■ Work to complete:
Make an exact transcription of the material, leaving out all images.

■ Source data:
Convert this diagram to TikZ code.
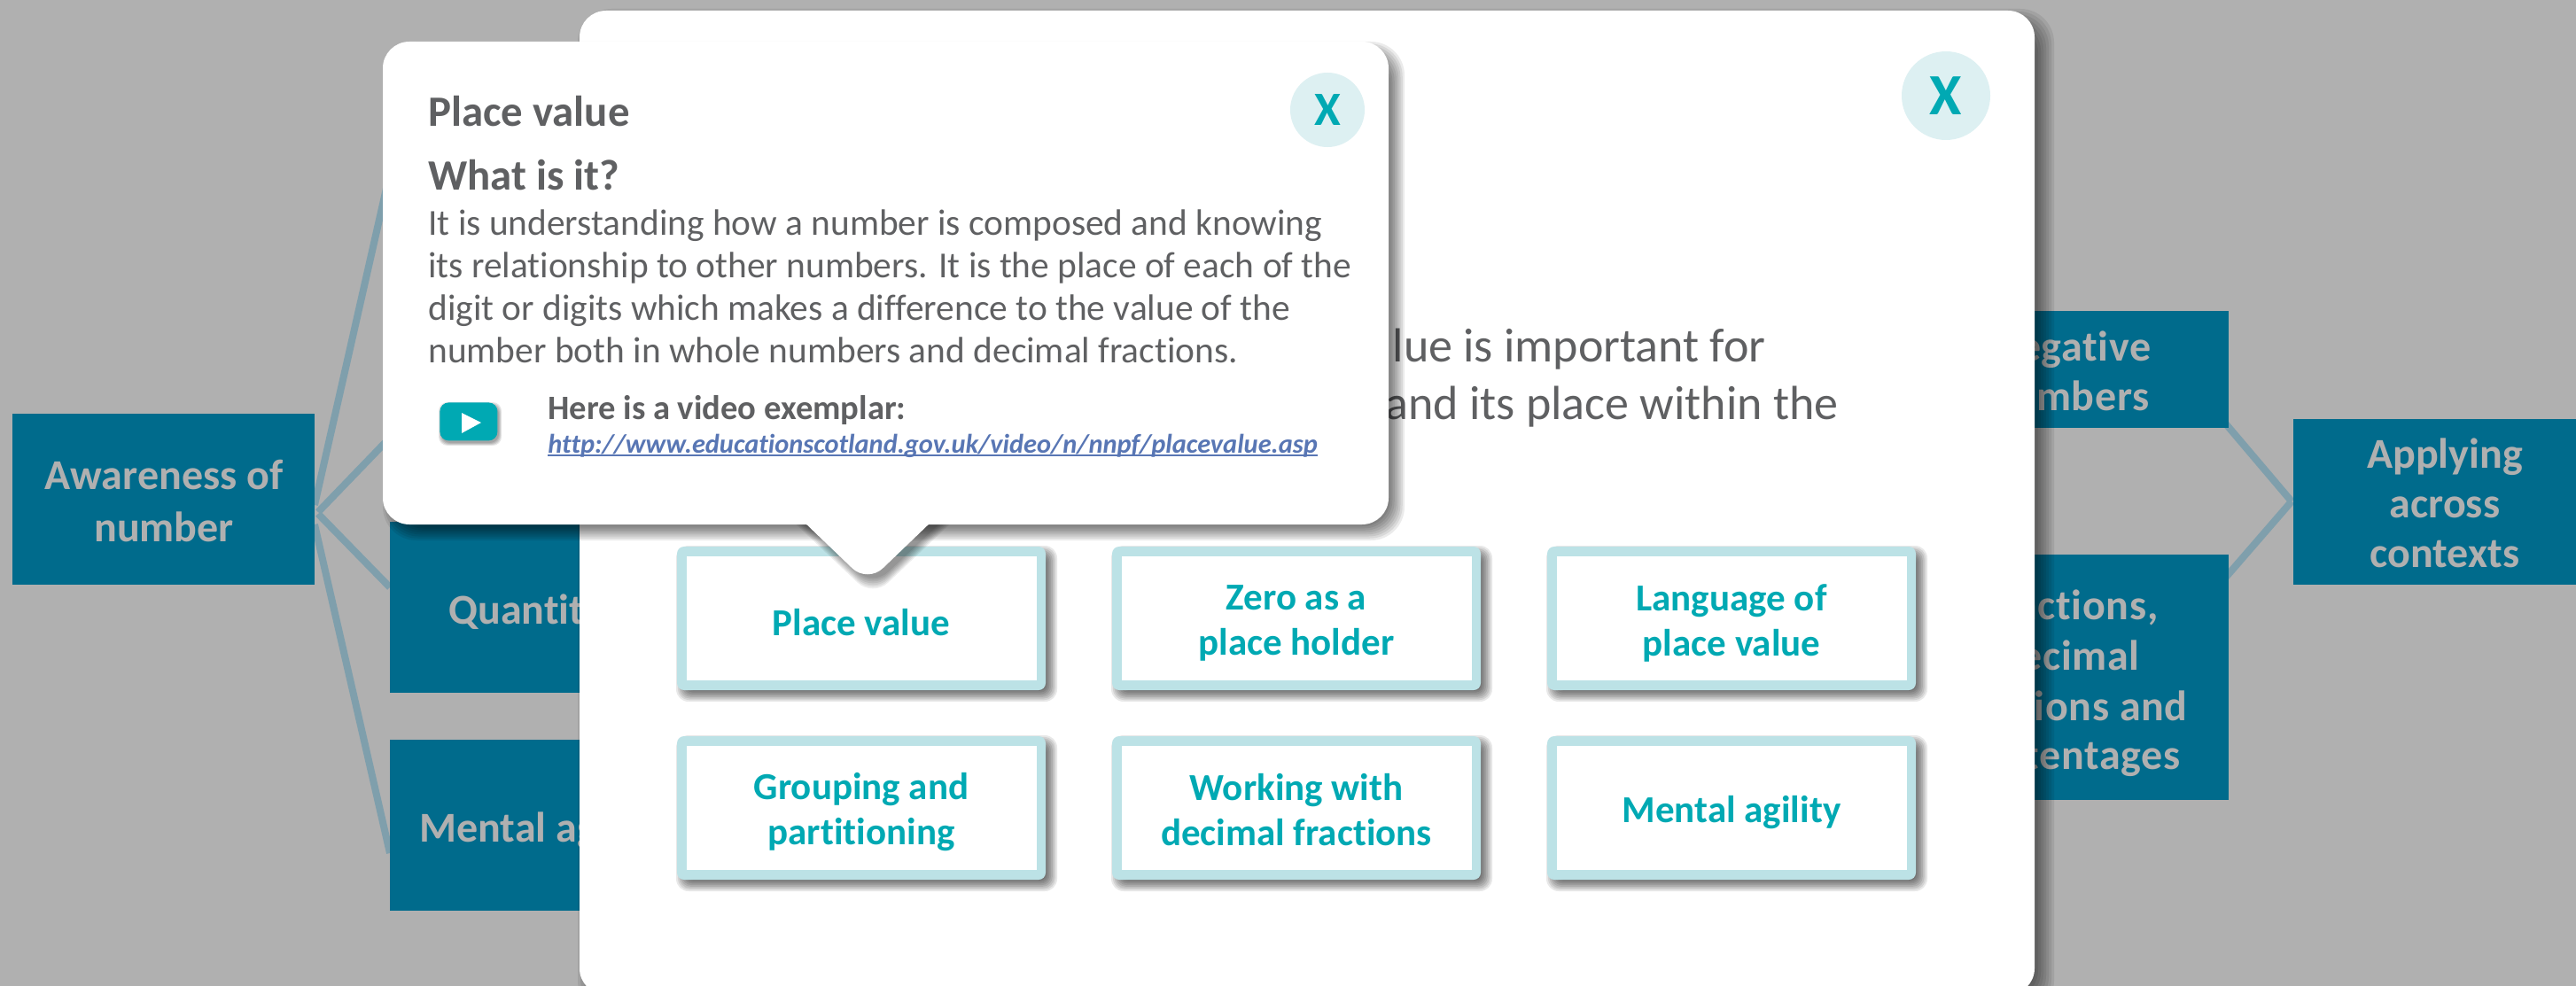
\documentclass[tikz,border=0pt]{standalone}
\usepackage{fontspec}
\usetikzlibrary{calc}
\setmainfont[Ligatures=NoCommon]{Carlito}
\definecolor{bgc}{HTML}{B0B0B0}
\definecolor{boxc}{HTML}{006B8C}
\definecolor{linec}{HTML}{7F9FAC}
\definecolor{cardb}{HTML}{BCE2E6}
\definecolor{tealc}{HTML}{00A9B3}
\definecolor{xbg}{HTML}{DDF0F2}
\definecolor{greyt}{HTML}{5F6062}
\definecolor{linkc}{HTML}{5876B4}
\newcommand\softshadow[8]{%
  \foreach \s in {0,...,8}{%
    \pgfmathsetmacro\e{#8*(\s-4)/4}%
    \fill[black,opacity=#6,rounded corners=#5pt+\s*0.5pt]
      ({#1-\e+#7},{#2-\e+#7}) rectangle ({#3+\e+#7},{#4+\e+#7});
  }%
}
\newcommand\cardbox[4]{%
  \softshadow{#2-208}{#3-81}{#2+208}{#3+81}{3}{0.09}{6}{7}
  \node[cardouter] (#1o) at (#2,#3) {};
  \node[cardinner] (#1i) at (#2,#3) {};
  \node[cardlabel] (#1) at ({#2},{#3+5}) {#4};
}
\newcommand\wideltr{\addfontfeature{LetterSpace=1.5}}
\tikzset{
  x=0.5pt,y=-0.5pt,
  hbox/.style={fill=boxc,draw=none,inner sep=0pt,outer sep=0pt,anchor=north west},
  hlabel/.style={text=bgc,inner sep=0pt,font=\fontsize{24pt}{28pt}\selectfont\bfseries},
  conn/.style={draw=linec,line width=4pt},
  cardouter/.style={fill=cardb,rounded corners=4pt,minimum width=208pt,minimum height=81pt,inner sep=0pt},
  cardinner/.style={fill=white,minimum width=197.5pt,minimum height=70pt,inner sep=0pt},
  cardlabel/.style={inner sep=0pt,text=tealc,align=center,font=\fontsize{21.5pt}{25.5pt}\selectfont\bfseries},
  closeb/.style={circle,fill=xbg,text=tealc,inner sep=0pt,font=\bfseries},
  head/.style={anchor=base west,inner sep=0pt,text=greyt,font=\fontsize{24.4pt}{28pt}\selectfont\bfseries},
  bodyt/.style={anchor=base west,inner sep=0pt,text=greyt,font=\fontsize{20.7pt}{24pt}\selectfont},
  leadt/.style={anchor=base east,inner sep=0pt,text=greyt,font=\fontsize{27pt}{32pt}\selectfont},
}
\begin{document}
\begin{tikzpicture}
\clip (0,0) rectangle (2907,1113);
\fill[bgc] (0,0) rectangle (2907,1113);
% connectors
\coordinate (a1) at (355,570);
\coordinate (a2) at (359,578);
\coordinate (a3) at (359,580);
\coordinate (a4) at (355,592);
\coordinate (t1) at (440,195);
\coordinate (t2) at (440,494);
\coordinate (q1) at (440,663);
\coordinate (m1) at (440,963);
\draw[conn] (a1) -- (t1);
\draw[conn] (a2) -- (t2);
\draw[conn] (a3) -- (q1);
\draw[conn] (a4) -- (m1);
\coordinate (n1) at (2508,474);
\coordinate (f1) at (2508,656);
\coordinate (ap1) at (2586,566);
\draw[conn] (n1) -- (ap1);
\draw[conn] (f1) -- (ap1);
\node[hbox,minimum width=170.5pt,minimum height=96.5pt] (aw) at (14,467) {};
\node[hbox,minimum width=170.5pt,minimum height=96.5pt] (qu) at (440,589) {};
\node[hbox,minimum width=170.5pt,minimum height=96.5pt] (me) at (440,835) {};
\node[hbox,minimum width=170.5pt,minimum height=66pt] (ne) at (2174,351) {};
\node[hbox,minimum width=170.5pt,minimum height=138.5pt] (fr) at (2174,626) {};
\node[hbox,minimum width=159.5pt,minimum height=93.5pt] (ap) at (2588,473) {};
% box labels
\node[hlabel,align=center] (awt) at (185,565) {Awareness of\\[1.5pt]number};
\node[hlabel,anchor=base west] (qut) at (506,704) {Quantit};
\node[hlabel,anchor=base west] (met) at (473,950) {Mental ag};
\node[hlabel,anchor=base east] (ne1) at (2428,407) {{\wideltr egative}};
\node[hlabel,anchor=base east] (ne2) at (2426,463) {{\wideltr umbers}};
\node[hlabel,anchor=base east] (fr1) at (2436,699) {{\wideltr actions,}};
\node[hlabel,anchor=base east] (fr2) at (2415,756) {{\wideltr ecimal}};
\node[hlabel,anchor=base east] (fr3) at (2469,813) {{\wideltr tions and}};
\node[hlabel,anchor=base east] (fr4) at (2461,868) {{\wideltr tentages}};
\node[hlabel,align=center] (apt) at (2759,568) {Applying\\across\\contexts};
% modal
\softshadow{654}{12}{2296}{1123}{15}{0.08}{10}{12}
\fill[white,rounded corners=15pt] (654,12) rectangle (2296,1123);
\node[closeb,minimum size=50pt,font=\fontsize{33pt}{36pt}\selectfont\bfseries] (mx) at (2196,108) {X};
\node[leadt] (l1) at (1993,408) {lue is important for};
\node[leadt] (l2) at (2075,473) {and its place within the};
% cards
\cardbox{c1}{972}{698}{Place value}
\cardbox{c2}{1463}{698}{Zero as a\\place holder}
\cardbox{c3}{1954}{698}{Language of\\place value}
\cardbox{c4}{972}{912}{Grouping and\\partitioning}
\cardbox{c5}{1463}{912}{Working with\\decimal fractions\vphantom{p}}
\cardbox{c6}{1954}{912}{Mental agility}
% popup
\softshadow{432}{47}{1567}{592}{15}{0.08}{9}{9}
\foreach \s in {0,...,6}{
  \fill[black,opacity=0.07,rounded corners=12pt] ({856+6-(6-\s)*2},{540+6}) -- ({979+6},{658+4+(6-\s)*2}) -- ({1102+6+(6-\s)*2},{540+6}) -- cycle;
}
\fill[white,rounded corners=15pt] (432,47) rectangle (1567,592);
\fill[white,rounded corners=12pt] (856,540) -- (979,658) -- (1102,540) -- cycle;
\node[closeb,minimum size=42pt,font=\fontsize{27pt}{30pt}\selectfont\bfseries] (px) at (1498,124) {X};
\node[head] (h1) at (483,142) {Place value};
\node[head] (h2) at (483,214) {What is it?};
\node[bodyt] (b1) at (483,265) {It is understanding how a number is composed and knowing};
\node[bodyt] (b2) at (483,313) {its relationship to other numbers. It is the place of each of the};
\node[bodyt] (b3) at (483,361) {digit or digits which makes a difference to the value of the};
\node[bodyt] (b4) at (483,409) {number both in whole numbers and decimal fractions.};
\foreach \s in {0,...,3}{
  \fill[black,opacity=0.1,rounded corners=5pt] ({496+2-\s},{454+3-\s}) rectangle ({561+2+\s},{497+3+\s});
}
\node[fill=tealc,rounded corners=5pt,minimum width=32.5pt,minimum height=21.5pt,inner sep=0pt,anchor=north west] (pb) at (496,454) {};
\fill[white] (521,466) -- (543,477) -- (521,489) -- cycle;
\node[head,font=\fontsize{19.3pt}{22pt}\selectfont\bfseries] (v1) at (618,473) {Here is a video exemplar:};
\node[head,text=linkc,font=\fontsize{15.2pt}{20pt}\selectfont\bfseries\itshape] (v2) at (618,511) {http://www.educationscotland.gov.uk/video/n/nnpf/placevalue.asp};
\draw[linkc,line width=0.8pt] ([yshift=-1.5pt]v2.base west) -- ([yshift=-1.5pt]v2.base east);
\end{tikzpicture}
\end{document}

■ Answer for this exercise:
Convert this diagram to TikZ code.
\documentclass[tikz,border=0pt]{standalone}
\usepackage{fontspec}
\usetikzlibrary{calc}
\setmainfont[Ligatures=NoCommon]{Carlito}
\definecolor{bgc}{HTML}{B0B0B0}
\definecolor{boxc}{HTML}{006B8C}
\definecolor{linec}{HTML}{7F9FAC}
\definecolor{cardb}{HTML}{BCE2E6}
\definecolor{tealc}{HTML}{00A9B3}
\definecolor{xbg}{HTML}{DDF0F2}
\definecolor{greyt}{HTML}{5F6062}
\definecolor{linkc}{HTML}{5876B4}
\newcommand\softshadow[8]{%
  \foreach \s in {0,...,8}{%
    \pgfmathsetmacro\e{#8*(\s-4)/4}%
    \fill[black,opacity=#6,rounded corners=#5pt+\s*0.5pt]
      ({#1-\e+#7},{#2-\e+#7}) rectangle ({#3+\e+#7},{#4+\e+#7});
  }%
}
\newcommand\cardbox[4]{%
  \softshadow{#2-208}{#3-81}{#2+208}{#3+81}{3}{0.09}{6}{7}
  \node[cardouter] (#1o) at (#2,#3) {};
  \node[cardinner] (#1i) at (#2,#3) {};
  \node[cardlabel] (#1) at ({#2},{#3+5}) {#4};
}
\newcommand\wideltr{\addfontfeature{LetterSpace=1.5}}
\tikzset{
  x=0.5pt,y=-0.5pt,
  hbox/.style={fill=boxc,draw=none,inner sep=0pt,outer sep=0pt,anchor=north west},
  hlabel/.style={text=bgc,inner sep=0pt,font=\fontsize{24pt}{28pt}\selectfont\bfseries},
  conn/.style={draw=linec,line width=4pt},
  cardouter/.style={fill=cardb,rounded corners=4pt,minimum width=208pt,minimum height=81pt,inner sep=0pt},
  cardinner/.style={fill=white,minimum width=197.5pt,minimum height=70pt,inner sep=0pt},
  cardlabel/.style={inner sep=0pt,text=tealc,align=center,font=\fontsize{21.5pt}{25.5pt}\selectfont\bfseries},
  closeb/.style={circle,fill=xbg,text=tealc,inner sep=0pt,font=\bfseries},
  head/.style={anchor=base west,inner sep=0pt,text=greyt,font=\fontsize{24.4pt}{28pt}\selectfont\bfseries},
  bodyt/.style={anchor=base west,inner sep=0pt,text=greyt,font=\fontsize{20.7pt}{24pt}\selectfont},
  leadt/.style={anchor=base east,inner sep=0pt,text=greyt,font=\fontsize{27pt}{32pt}\selectfont},
}
\begin{document}
\begin{tikzpicture}
\clip (0,0) rectangle (2907,1113);
\fill[bgc] (0,0) rectangle (2907,1113);
% connectors
\coordinate (a1) at (355,570);
\coordinate (a2) at (359,578);
\coordinate (a3) at (359,580);
\coordinate (a4) at (355,592);
\coordinate (t1) at (440,195);
\coordinate (t2) at (440,494);
\coordinate (q1) at (440,663);
\coordinate (m1) at (440,963);
\draw[conn] (a1) -- (t1);
\draw[conn] (a2) -- (t2);
\draw[conn] (a3) -- (q1);
\draw[conn] (a4) -- (m1);
\coordinate (n1) at (2508,474);
\coordinate (f1) at (2508,656);
\coordinate (ap1) at (2586,566);
\draw[conn] (n1) -- (ap1);
\draw[conn] (f1) -- (ap1);
\node[hbox,minimum width=170.5pt,minimum height=96.5pt] (aw) at (14,467) {};
\node[hbox,minimum width=170.5pt,minimum height=96.5pt] (qu) at (440,589) {};
\node[hbox,minimum width=170.5pt,minimum height=96.5pt] (me) at (440,835) {};
\node[hbox,minimum width=170.5pt,minimum height=66pt] (ne) at (2174,351) {};
\node[hbox,minimum width=170.5pt,minimum height=138.5pt] (fr) at (2174,626) {};
\node[hbox,minimum width=159.5pt,minimum height=93.5pt] (ap) at (2588,473) {};
% box labels
\node[hlabel,align=center] (awt) at (185,565) {Awareness of\\[1.5pt]number};
\node[hlabel,anchor=base west] (qut) at (506,704) {Quantit};
\node[hlabel,anchor=base west] (met) at (473,950) {Mental ag};
\node[hlabel,anchor=base east] (ne1) at (2428,407) {{\wideltr egative}};
\node[hlabel,anchor=base east] (ne2) at (2426,463) {{\wideltr umbers}};
\node[hlabel,anchor=base east] (fr1) at (2436,699) {{\wideltr actions,}};
\node[hlabel,anchor=base east] (fr2) at (2415,756) {{\wideltr ecimal}};
\node[hlabel,anchor=base east] (fr3) at (2469,813) {{\wideltr tions and}};
\node[hlabel,anchor=base east] (fr4) at (2461,868) {{\wideltr tentages}};
\node[hlabel,align=center] (apt) at (2759,568) {Applying\\across\\contexts};
% modal
\softshadow{654}{12}{2296}{1123}{15}{0.08}{10}{12}
\fill[white,rounded corners=15pt] (654,12) rectangle (2296,1123);
\node[closeb,minimum size=50pt,font=\fontsize{33pt}{36pt}\selectfont\bfseries] (mx) at (2196,108) {X};
\node[leadt] (l1) at (1993,408) {lue is important for};
\node[leadt] (l2) at (2075,473) {and its place within the};
% cards
\cardbox{c1}{972}{698}{Place value}
\cardbox{c2}{1463}{698}{Zero as a\\place holder}
\cardbox{c3}{1954}{698}{Language of\\place value}
\cardbox{c4}{972}{912}{Grouping and\\partitioning}
\cardbox{c5}{1463}{912}{Working with\\decimal fractions\vphantom{p}}
\cardbox{c6}{1954}{912}{Mental agility}
% popup
\softshadow{432}{47}{1567}{592}{15}{0.08}{9}{9}
\foreach \s in {0,...,6}{
  \fill[black,opacity=0.07,rounded corners=12pt] ({856+6-(6-\s)*2},{540+6}) -- ({979+6},{658+4+(6-\s)*2}) -- ({1102+6+(6-\s)*2},{540+6}) -- cycle;
}
\fill[white,rounded corners=15pt] (432,47) rectangle (1567,592);
\fill[white,rounded corners=12pt] (856,540) -- (979,658) -- (1102,540) -- cycle;
\node[closeb,minimum size=42pt,font=\fontsize{27pt}{30pt}\selectfont\bfseries] (px) at (1498,124) {X};
\node[head] (h1) at (483,142) {Place value};
\node[head] (h2) at (483,214) {What is it?};
\node[bodyt] (b1) at (483,265) {It is understanding how a number is composed and knowing};
\node[bodyt] (b2) at (483,313) {its relationship to other numbers. It is the place of each of the};
\node[bodyt] (b3) at (483,361) {digit or digits which makes a difference to the value of the};
\node[bodyt] (b4) at (483,409) {number both in whole numbers and decimal fractions.};
\foreach \s in {0,...,3}{
  \fill[black,opacity=0.1,rounded corners=5pt] ({496+2-\s},{454+3-\s}) rectangle ({561+2+\s},{497+3+\s});
}
\node[fill=tealc,rounded corners=5pt,minimum width=32.5pt,minimum height=21.5pt,inner sep=0pt,anchor=north west] (pb) at (496,454) {};
\fill[white] (521,466) -- (543,477) -- (521,489) -- cycle;
\node[head,font=\fontsize{19.3pt}{22pt}\selectfont\bfseries] (v1) at (618,473) {Here is a video exemplar:};
\node[head,text=linkc,font=\fontsize{15.2pt}{20pt}\selectfont\bfseries\itshape] (v2) at (618,511) {http://www.educationscotland.gov.uk/video/n/nnpf/placevalue.asp};
\draw[linkc,line width=0.8pt] ([yshift=-1.5pt]v2.base west) -- ([yshift=-1.5pt]v2.base east);
\end{tikzpicture}
\end{document}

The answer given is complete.